You grew up in Kakhovka, south Ukraine, then relocated to Cyprus with your parents at the age of 12 – how did the food around you change, and what influence did Cypriot cuisine have on cooking?

I was in heaven because I absolutely adored seafood. We had lots of delicious crayfish in the summer in Ukraine, but the prawns, octopus, mussels that we ate in Cyprus – that was all new and exciting. It wasn’t immediately apparent what the influence was, but now I can draw so many parallels between Cypriot and Ukrainian cooking – the quality of ingredients, strong but pure flavours. Vegetables tasting like how they should in the most wonderful way, fish seasoned by the sea and a spritz of lemon, all the pastries with spinach and salty cheese reminded me of my south Ukrainian heritage which is actually very Mediterranean in its essence.

Your work celebrates the lesser-known culinary traditions and diverse tastes of Eastern Europe, and Summer Kitchens continues to build on this – tell us what a typical Ukrainian summer meal looks like?

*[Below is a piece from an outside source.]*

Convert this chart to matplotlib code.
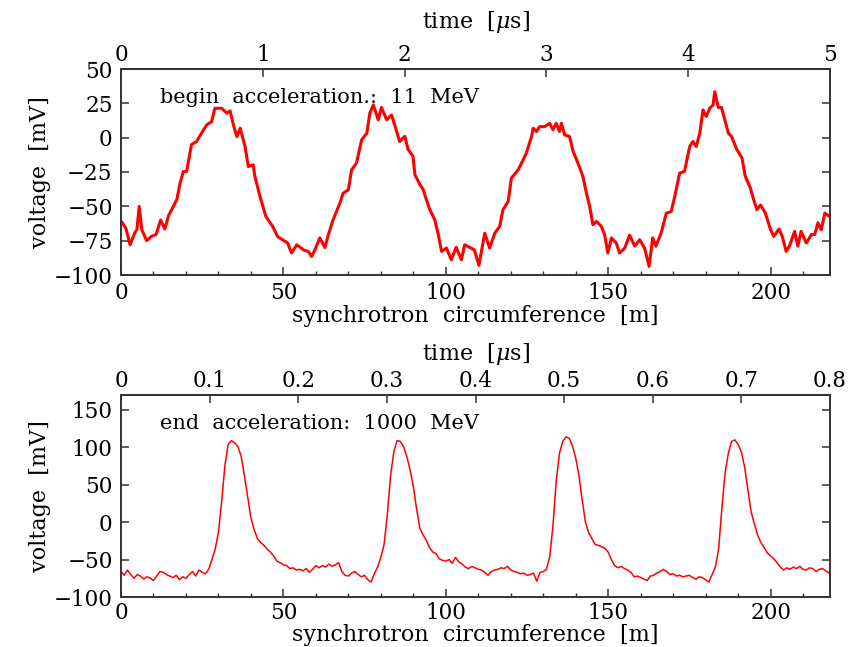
import matplotlib
matplotlib.use("Agg")
import matplotlib.pyplot as plt
import numpy as np

# ---------------- data ----------------
top_x = [0.4, 1.5, 2.8, 4.3, 4.9, 5.6, 6.4, 7.9, 9.3, 10.8, 12.2, 13.5, 14.6, 16.1, 17.2, 18.2,
         19.2, 20.2, 21.7, 23.2, 24.8, 26.4, 27.9, 28.9, 31.0, 32.6, 33.6, 34.6, 35.7, 36.7,
         38.2, 39.2, 40.7, 41.2, 42.8, 44.6, 46.7, 48.2, 49.7, 51.3, 52.5, 54.1, 56.2, 57.7,
         58.7, 59.7, 61.2, 62.8, 63.8, 65.3, 67.4, 68.4, 70.0, 71.0, 72.5, 74.1, 75.7, 76.6,
         77.7, 79.2, 80.2, 81.8, 83.3, 84.3, 85.8, 87.4, 88.4, 89.9, 90.5, 92.0, 93.0, 94.0,
         95.1, 96.6, 97.6, 98.7, 100.2, 101.7, 103.2, 104.8, 105.8, 107.3, 108.8, 110.2, 112.0,
         113.5, 115.1, 116.6, 117.6, 119.2, 120.2, 122.3, 123.3, 124.8, 126.4, 126.9, 127.9,
         128.9, 130.4, 132.0, 133.0, 134.0, 135.0, 135.6, 136.6, 138.1, 139.2, 140.7, 142.2,
         143.3, 144.3, 145.3, 146.4, 147.9, 148.9, 149.9, 151.0, 152.5, 153.5, 155.1, 156.6,
         158.2, 159.7, 161.2, 162.6, 163.7, 164.7, 166.3, 167.9, 169.4, 170.5, 172.0, 173.5,
         175.1, 176.1, 177.1, 178.2, 179.2, 180.2, 181.3, 182.3, 182.8, 183.9, 184.9, 185.9,
         187.0, 188.0, 189.6, 191.2, 192.2, 193.8, 194.8, 195.8, 196.9, 198.4, 200.0, 201.0,
         202.6, 203.6, 204.8, 205.8, 207.4, 208.4, 209.4, 211.0, 212.6, 213.6, 214.6, 215.6,
         216.7, 218.2]
top_v = [-62, -66, -78, -69, -67, -50, -67, -75, -72, -70.5, -60, -66.5, -57, -50, -45, -33,
         -24.6, -24.6, -5, -3, 3.3, 9.3, 11.7, 21.4, 21.4, 17.8, 19.5, 9.3, 0.8, 6.9,
         -6.5, -21, -19.8, -28, -42.8, -57.4, -64.6, -72, -74.3, -76.7, -84, -78, -81.7, -83,
         -86.5, -81.7, -73, -80, -71, -59.8, -47.6, -40.4, -38, -23.4, -18.6, -1.6, 3.3, 17.8,
         23.8, 13, 22, 13, 16.5, 9, -2.8, 1, -8.6, -13.5, -27, -34, -37.5, -45,
         -52.5, -59.8, -69.5, -82.8, -80.4, -88.9, -79.8, -88.9, -78, -79.8, -81.7, -93, -69.5,
         -80.4, -69.5, -64.6, -52.5, -46.5, -29.5, -23.4, -18.6, -11.3, 0.8, 6.9, 4.5,
         8, 8, 10.5, 5.7, 10.5, 4.5, 10.5, 2, 0.8, -10, -18.6, -28,
         -40.4, -50, -63.4, -61, -64.6, -70.5, -84, -73, -76.7, -84, -80.4, -71,
         -79, -74.3, -80.4, -93.7, -73, -79, -69.5, -55, -53.8, -42.8, -25.8, -24.6,
         -6.5, -2.8, -6.5, 3.3, 20.2, 15.4, 21.5, 23.8, 33.5, 22, 22, 13,
         3.3, 0.8, -8.6, -14.7, -28, -36.8, -45.2, -52.5, -49, -55, -67, -71.9,
         -66.5, -71.9, -82.8, -79, -68.2, -79, -68.2, -76.7, -70.5, -70.5, -62, -67,
         -55, -57.4]

bot_x = list(range(0, 219))
bot_v = [-66, -71, -64, -70, -75, -70, -72, -76, -73, -75, -78, -72, -66, -67, -70, -72, -74, -71, -77, -73,
         -75, -70, -66, -72, -64, -67, -69, -63, -50, -36, -14, 28, 76, 104, 109, 106, 101, 88, 62, 34,
         6, -10, -22, -27, -31, -36, -40, -45, -52, -54, -57, -58, -62, -61, -64, -63, -65, -62, -67, -63,
         -58, -61, -58, -60, -56, -59, -57, -54, -66, -71, -72, -68, -66, -70, -73, -71, -77, -80, -69, -60,
         -47, -30, 10, 62, 94, 109, 108, 101, 88, 70, 48, 18, -8, -17, -24, -34, -40, -42, -49, -51,
         -52, -50, -55, -47, -53, -56, -60, -62, -59, -61, -63, -64, -67, -71, -66, -64, -63, -61, -62, -59,
         -64, -66, -67, -69, -68, -71, -70, -68, -79, -67, -66, -63, -46, -5, 55, 92, 108, 114, 112, 102,
         86, 62, 30, 0, -14, -22, -30, -31, -33, -35, -40, -50, -58, -61, -59, -62, -64, -67, -73, -72,
         -74, -76, -78, -72, -71, -68, -66, -63, -66, -70, -69, -72, -71, -73, -72, -71, -74, -76, -73, -74,
         -77, -80, -70, -60, -36, 18, 66, 92, 108, 110, 104, 94, 74, 44, 14, -2, -17, -27, -34, -41,
         -45, -49, -54, -60, -64, -61, -63, -60, -62, -59, -63, -64, -61, -62, -66, -63, -62, -65, -68]

top_xticks = [0, 50, 100, 150, 200]
top_yticks = [-100, -75, -50, -25, 0, 25, 50]
top_time_ticks = [0, 1, 2, 3, 4, 5]
bot_xticks = [0, 50, 100, 150, 200]
bot_yticks = [-100, -50, 0, 50, 100, 150]
bot_time_ticks = [0, 0.1, 0.2, 0.3, 0.4, 0.5, 0.6, 0.7, 0.8]
top_label = "begin  acceleration.:  11  MeV"
bot_label = "end  acceleration:  1000  MeV"

XMAX = 218.3
M_PER_US_TOP = XMAX / 5.0
M_PER_US_BOT = XMAX / 0.8

# ---------------- style ----------------
plt.rcParams['font.family'] = ['DejaVu Serif']
plt.rcParams['mathtext.fontset'] = 'dejavuserif'
FS_TICK = 15.5
FS_LAB = 16
FS_TXT = 15
SPINE = '#333333'

fig = plt.figure(figsize=(8.56, 6.47), dpi=100)
ax1 = fig.add_axes([121/856, 1-275/647, (830-121)/856, (275-69)/647])
ax2 = fig.add_axes([121/856, 1-597/647, (830-121)/856, (597-395)/647])


def style(ax, xticks, yticks, ylim, tscale, tticks, tfmt, time_pad, xlab_pad, xtick_pad):
    ax.set_xlim(0, XMAX)
    ax.set_ylim(*ylim)
    ax.set_xticks(xticks)
    ax.set_xticks(np.arange(0, 220, 10), minor=True)
    ax.set_yticks(yticks)
    ax.tick_params(axis='both', which='major', direction='in', length=6, width=1.1,
                   labelsize=FS_TICK, color=SPINE)
    ax.tick_params(axis='x', which='major', pad=xtick_pad)
    ax.tick_params(axis='y', which='major', pad=6)
    ax.tick_params(axis='x', which='minor', direction='in', length=3, width=1.0, color=SPINE)
    ax.tick_params(axis='y', which='both', right=True)
    ax.tick_params(axis='y', which='major', labelright=False)
    for s in ax.spines.values():
        s.set_color(SPINE)
        s.set_linewidth(1.4)
    sec = ax.secondary_xaxis('top', functions=(lambda x: x / tscale, lambda t: t * tscale))
    sec.set_xticks(tticks)
    sec.set_xticklabels([tfmt(t) for t in tticks])
    sec.tick_params(direction='in', length=6, width=1.1, labelsize=FS_TICK, color=SPINE, pad=2)
    sec.spines['top'].set_color(SPINE)
    sec.spines['top'].set_linewidth(1.4)
    sec.set_xlabel(r'time  [$\mu$s]', fontsize=FS_LAB, labelpad=time_pad)
    ax.set_xlabel('synchrotron  circumference  [m]', fontsize=FS_LAB, labelpad=xlab_pad)
    ax.set_ylabel('voltage  [mV]', fontsize=FS_LAB, labelpad=2)
    return sec


ax1.plot(top_x, top_v, color='#ff0000', lw=2.2, solid_joinstyle='round')
style(ax1, top_xticks, top_yticks, (-100, 50), M_PER_US_TOP, top_time_ticks,
      lambda t: f"{t:g}", 12, 1, 5)
ax1.text(12, 29, top_label, fontsize=FS_TXT, va='center', ha='left')

ax2.plot(bot_x, bot_v, color='#ff0000', lw=1.1)
style(ax2, bot_xticks, bot_yticks, (-100, 170), M_PER_US_BOT, bot_time_ticks,
      lambda t: f"{t:g}", 7, 0, 3.5)
ax2.text(12, 132, bot_label, fontsize=FS_TXT, va='center', ha='left')

fig.savefig('out.png', dpi=100)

A lot of fresh vegetables, think young cabbage and prickly cucumber salad sharpened by a little vinegar. Huge tomatoes, sliced and resembling big slabs of steak, dressed with nutty unrefined sunflower oil and some salt. Perhaps some grilled meat, marinated pork neck dosed in finely ground pepper with thickly sliced onions steeped in vinegar. Fermented pickles (cucumbers, chunks of cabbage made pink by the addition of beetroot wedges, whole tomatoes, even aubergines) stuffed with mint and grated carrot. For pudding? Feather-light steamed buns filled with seasonal berries tossed in brown butter and sugared toasted nuts.

What music do you cook along to?

I have been listening to Marion Black and Jonathan Richman’s songs on repeat. Also there are my playlist regulars like the Ukrainian folk quartet DakhaBrakha, the genius Mariana Sadovska, as well as Nick Cave and Dirty Three.

Your dream dinner party guests would be…

My four grandparents – there is so much I didn’t ask them.

Now that restaurants are reopening, which restaurant are you most looking forward to visiting?

Towpath, 40 Maltby Street, The Laughing Heart and Bright -– they all serve food with a similar soul. Fantastic ingredients grown, produced and cooked by people who care.

The next destination at the top of your list is…

Japan, without a doubt.

A memorable book you’ve read recently?

Longthroat Memoirs: Soups, Sex and Nigerian Taste Buds by Yemisi Aribisala and I am almost finished with the brilliant Good Citizens Need Not Fear by Ukrainian-Canadian writer and opera singer, Maria Reva.

Which recipe from Summer Kitchens should we all learn this summer?

There is a very simple recipe where you cook aubergine like you would for baba ganoush, until it becomes charred and collapses into itself. You whisk a knob of butter into the soft, creamy aubergine flesh and season it. Then take a piece of toasted sourdough and rub it with half a piece of garlic and half of a very ripe tomato. Top this with the buttery aubergine and perhaps some fresh herbs to season. It is so simple, fresh, healthy and comforting – everything a good meal should be.